### RECORDS FOR THIS EXERCISE
[BEGIN]

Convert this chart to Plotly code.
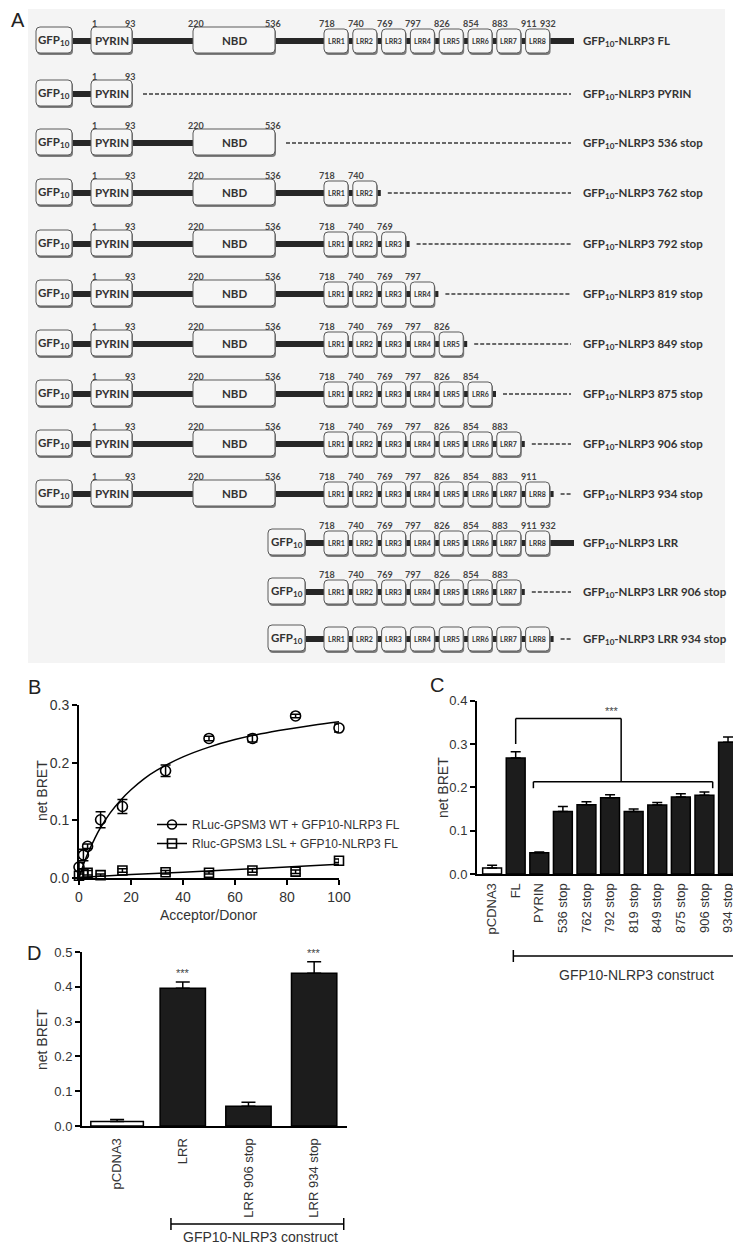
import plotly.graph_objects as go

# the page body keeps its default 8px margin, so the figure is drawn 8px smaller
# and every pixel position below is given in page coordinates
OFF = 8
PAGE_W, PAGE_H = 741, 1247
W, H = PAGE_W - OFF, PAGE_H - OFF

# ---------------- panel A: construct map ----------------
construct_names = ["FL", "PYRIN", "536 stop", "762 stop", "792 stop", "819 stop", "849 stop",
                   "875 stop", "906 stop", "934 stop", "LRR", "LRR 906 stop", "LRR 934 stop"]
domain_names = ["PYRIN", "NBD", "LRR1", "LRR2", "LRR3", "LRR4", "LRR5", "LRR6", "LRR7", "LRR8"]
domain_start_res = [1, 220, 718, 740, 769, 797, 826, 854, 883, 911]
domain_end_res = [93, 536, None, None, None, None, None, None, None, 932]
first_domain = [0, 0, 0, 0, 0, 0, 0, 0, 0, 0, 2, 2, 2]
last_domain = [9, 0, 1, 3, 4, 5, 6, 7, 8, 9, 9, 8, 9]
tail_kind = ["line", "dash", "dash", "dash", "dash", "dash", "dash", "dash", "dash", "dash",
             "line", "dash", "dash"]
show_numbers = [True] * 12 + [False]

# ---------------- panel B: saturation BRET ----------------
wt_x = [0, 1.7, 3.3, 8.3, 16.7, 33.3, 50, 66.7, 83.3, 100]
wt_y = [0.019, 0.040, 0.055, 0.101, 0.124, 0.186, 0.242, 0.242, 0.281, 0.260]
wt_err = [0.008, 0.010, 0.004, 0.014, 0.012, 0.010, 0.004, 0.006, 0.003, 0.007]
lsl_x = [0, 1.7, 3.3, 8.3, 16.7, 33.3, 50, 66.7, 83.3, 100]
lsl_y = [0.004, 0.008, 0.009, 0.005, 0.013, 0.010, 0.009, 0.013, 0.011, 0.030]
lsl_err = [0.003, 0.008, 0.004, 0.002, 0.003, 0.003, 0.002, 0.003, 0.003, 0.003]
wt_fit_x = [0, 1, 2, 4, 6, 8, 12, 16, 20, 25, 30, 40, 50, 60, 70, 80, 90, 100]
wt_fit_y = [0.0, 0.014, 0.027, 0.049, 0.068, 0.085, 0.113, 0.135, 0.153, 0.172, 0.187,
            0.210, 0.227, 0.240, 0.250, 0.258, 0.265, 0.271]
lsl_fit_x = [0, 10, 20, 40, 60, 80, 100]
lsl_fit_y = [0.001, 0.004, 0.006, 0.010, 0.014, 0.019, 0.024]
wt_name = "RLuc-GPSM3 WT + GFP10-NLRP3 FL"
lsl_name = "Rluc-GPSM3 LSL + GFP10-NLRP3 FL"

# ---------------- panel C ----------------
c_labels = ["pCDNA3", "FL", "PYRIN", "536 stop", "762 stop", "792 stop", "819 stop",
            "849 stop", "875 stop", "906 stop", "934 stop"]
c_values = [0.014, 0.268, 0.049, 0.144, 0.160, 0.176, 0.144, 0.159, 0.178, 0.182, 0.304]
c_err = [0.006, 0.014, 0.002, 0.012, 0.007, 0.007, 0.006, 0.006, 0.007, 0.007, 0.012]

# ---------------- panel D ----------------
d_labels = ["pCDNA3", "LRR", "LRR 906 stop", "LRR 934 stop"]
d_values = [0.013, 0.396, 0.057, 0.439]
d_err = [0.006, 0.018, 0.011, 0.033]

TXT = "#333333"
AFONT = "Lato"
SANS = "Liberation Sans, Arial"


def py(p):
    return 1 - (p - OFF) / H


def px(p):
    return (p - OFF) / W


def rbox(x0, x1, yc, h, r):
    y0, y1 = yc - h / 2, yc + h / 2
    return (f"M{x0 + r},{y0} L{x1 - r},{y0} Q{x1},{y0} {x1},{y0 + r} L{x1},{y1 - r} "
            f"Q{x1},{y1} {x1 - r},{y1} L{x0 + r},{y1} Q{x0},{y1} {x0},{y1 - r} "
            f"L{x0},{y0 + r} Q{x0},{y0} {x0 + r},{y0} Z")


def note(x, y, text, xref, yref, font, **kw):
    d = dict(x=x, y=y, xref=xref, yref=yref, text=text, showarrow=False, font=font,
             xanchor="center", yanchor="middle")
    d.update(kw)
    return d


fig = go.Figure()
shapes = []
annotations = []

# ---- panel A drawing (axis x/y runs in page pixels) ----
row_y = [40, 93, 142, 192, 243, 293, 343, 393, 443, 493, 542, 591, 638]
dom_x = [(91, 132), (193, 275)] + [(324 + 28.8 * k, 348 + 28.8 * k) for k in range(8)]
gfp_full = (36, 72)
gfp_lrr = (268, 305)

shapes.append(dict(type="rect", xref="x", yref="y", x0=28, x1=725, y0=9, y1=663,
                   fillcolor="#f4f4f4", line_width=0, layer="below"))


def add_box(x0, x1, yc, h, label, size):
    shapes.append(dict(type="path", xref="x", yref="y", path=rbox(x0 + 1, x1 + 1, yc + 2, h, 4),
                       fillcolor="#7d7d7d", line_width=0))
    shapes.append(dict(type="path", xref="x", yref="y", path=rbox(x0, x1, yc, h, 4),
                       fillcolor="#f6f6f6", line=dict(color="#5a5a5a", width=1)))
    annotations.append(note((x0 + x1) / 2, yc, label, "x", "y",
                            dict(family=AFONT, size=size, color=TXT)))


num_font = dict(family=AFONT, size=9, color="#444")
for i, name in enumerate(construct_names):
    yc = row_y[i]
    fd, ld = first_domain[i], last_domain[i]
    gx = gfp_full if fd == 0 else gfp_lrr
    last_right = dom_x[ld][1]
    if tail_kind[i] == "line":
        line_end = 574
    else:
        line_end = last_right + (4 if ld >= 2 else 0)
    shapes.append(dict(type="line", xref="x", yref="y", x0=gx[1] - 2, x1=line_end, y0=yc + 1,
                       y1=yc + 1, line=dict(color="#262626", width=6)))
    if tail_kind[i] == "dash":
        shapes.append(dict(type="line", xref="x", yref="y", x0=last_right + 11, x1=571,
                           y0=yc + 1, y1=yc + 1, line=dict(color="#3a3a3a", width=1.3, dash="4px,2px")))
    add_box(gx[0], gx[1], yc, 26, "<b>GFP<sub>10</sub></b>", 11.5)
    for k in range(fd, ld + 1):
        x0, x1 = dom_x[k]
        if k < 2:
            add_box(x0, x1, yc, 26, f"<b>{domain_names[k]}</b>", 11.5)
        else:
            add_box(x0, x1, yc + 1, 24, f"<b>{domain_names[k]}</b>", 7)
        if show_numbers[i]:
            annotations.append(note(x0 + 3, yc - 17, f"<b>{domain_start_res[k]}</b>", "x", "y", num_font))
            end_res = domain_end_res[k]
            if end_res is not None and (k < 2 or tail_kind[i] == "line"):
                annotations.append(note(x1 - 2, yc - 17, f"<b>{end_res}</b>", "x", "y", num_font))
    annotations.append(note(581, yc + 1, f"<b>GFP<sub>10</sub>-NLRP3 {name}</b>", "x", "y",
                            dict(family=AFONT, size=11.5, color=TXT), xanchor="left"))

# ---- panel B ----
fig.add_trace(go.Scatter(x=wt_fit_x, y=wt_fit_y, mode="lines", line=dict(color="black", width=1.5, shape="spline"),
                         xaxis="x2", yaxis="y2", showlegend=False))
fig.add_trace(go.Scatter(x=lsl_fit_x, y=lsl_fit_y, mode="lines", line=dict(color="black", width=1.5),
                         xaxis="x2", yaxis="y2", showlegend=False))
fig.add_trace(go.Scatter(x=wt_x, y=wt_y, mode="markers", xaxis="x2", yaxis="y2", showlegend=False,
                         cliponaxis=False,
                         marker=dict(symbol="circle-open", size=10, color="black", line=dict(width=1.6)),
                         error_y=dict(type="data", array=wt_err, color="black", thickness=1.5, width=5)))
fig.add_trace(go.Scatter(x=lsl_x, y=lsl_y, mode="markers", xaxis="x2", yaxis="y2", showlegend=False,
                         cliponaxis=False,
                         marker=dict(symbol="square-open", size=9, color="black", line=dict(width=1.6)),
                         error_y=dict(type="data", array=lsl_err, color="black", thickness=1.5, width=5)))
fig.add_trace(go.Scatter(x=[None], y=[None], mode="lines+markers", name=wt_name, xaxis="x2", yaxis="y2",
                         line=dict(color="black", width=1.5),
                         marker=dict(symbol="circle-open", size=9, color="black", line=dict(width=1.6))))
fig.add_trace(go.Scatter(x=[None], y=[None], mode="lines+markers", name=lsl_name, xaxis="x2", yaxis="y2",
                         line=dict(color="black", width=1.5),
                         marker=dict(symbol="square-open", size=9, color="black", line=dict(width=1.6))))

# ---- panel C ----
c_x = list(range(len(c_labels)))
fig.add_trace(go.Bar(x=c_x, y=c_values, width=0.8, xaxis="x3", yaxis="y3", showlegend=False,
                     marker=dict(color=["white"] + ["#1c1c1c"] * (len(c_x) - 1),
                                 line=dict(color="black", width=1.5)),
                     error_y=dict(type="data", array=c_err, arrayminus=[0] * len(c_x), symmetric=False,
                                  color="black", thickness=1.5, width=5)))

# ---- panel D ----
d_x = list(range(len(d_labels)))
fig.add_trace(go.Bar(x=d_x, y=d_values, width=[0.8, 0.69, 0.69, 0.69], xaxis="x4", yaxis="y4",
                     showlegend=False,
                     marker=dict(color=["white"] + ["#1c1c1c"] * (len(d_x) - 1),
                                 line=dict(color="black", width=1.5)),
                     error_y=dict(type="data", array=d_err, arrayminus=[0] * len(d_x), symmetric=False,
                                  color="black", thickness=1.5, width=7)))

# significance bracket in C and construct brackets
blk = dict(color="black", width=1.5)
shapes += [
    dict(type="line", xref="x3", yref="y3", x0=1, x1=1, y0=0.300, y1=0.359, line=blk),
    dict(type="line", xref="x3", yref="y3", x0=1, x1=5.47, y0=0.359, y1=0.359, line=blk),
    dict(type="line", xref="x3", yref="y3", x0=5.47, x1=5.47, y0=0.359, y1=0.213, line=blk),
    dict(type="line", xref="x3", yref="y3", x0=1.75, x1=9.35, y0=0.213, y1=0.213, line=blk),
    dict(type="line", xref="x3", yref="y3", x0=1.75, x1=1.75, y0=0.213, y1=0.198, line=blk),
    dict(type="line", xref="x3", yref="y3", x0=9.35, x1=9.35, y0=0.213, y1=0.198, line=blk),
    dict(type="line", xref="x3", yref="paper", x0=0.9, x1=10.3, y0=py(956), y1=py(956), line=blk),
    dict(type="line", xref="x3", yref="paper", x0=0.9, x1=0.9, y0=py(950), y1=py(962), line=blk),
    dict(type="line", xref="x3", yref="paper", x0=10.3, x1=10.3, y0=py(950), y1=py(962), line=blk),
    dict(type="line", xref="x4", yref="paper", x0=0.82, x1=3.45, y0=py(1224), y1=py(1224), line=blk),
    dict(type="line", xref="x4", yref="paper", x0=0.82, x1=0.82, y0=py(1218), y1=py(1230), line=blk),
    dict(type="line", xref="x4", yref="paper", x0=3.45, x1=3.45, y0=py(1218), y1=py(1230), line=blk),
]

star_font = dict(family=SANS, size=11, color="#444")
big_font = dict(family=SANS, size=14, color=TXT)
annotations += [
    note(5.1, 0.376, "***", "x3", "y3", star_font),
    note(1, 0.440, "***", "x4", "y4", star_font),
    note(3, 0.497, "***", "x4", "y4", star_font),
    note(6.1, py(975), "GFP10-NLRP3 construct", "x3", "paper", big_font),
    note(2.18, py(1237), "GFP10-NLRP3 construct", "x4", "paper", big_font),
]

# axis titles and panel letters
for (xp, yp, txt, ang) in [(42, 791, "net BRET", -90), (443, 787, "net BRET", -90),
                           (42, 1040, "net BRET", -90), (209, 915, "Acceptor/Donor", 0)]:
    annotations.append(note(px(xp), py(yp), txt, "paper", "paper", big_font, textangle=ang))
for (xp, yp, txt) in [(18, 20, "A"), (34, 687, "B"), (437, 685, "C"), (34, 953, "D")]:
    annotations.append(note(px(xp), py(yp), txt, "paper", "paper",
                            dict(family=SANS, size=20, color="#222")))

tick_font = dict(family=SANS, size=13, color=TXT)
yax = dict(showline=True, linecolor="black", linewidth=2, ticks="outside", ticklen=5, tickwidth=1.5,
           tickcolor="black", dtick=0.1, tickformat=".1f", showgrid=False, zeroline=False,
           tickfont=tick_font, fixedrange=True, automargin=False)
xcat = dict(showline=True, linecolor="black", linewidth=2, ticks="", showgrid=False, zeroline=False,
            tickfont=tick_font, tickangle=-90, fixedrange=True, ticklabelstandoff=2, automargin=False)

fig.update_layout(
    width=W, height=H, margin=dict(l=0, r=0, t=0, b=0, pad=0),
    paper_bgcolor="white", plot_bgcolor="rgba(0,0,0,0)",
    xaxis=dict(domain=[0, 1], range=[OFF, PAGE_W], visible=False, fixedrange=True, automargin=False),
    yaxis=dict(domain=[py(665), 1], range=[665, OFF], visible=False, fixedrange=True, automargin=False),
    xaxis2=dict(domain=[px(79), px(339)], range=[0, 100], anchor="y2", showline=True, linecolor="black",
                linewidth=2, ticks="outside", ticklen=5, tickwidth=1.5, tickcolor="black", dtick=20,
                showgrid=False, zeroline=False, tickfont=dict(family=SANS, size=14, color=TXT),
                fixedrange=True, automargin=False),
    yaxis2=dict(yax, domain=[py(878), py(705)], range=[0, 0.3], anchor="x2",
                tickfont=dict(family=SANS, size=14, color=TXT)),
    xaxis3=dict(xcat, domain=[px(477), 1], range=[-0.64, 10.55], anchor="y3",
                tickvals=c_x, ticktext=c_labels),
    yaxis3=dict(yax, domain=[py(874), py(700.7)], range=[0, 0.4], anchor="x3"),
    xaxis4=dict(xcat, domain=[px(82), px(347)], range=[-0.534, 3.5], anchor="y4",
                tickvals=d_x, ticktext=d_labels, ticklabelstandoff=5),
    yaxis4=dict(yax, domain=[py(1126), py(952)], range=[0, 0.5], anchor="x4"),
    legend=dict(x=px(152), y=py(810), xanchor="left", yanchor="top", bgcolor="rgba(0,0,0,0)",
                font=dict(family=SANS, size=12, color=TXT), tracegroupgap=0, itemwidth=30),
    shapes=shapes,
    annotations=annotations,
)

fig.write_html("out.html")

[END]
[BEGIN]

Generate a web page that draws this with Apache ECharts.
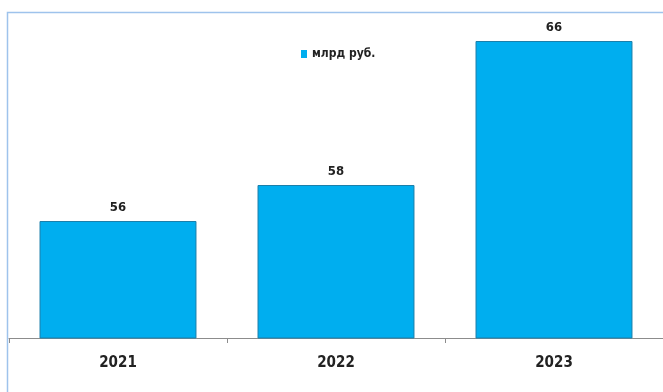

[END]

### EXERCISE PROMPT
Quote the lines above exactly, starting with the one that has "Convert this chart to Plotly code." and ending with the one that has "LSL + GFP10-NLRP3"; drop the pictures and include nothing else.

### TASK ANSWER
Convert this chart to Plotly code.
import plotly.graph_objects as go

# the page body keeps its default 8px margin, so the figure is drawn 8px smaller
# and every pixel position below is given in page coordinates
OFF = 8
PAGE_W, PAGE_H = 741, 1247
W, H = PAGE_W - OFF, PAGE_H - OFF

# ---------------- panel A: construct map ----------------
construct_names = ["FL", "PYRIN", "536 stop", "762 stop", "792 stop", "819 stop", "849 stop",
                   "875 stop", "906 stop", "934 stop", "LRR", "LRR 906 stop", "LRR 934 stop"]
domain_names = ["PYRIN", "NBD", "LRR1", "LRR2", "LRR3", "LRR4", "LRR5", "LRR6", "LRR7", "LRR8"]
domain_start_res = [1, 220, 718, 740, 769, 797, 826, 854, 883, 911]
domain_end_res = [93, 536, None, None, None, None, None, None, None, 932]
first_domain = [0, 0, 0, 0, 0, 0, 0, 0, 0, 0, 2, 2, 2]
last_domain = [9, 0, 1, 3, 4, 5, 6, 7, 8, 9, 9, 8, 9]
tail_kind = ["line", "dash", "dash", "dash", "dash", "dash", "dash", "dash", "dash", "dash",
             "line", "dash", "dash"]
show_numbers = [True] * 12 + [False]

# ---------------- panel B: saturation BRET ----------------
wt_x = [0, 1.7, 3.3, 8.3, 16.7, 33.3, 50, 66.7, 83.3, 100]
wt_y = [0.019, 0.040, 0.055, 0.101, 0.124, 0.186, 0.242, 0.242, 0.281, 0.260]
wt_err = [0.008, 0.010, 0.004, 0.014, 0.012, 0.010, 0.004, 0.006, 0.003, 0.007]
lsl_x = [0, 1.7, 3.3, 8.3, 16.7, 33.3, 50, 66.7, 83.3, 100]
lsl_y = [0.004, 0.008, 0.009, 0.005, 0.013, 0.010, 0.009, 0.013, 0.011, 0.030]
lsl_err = [0.003, 0.008, 0.004, 0.002, 0.003, 0.003, 0.002, 0.003, 0.003, 0.003]
wt_fit_x = [0, 1, 2, 4, 6, 8, 12, 16, 20, 25, 30, 40, 50, 60, 70, 80, 90, 100]
wt_fit_y = [0.0, 0.014, 0.027, 0.049, 0.068, 0.085, 0.113, 0.135, 0.153, 0.172, 0.187,
            0.210, 0.227, 0.240, 0.250, 0.258, 0.265, 0.271]
lsl_fit_x = [0, 10, 20, 40, 60, 80, 100]
lsl_fit_y = [0.001, 0.004, 0.006, 0.010, 0.014, 0.019, 0.024]
wt_name = "RLuc-GPSM3 WT + GFP10-NLRP3 FL"
lsl_name = "Rluc-GPSM3 LSL + GFP10-NLRP3 FL"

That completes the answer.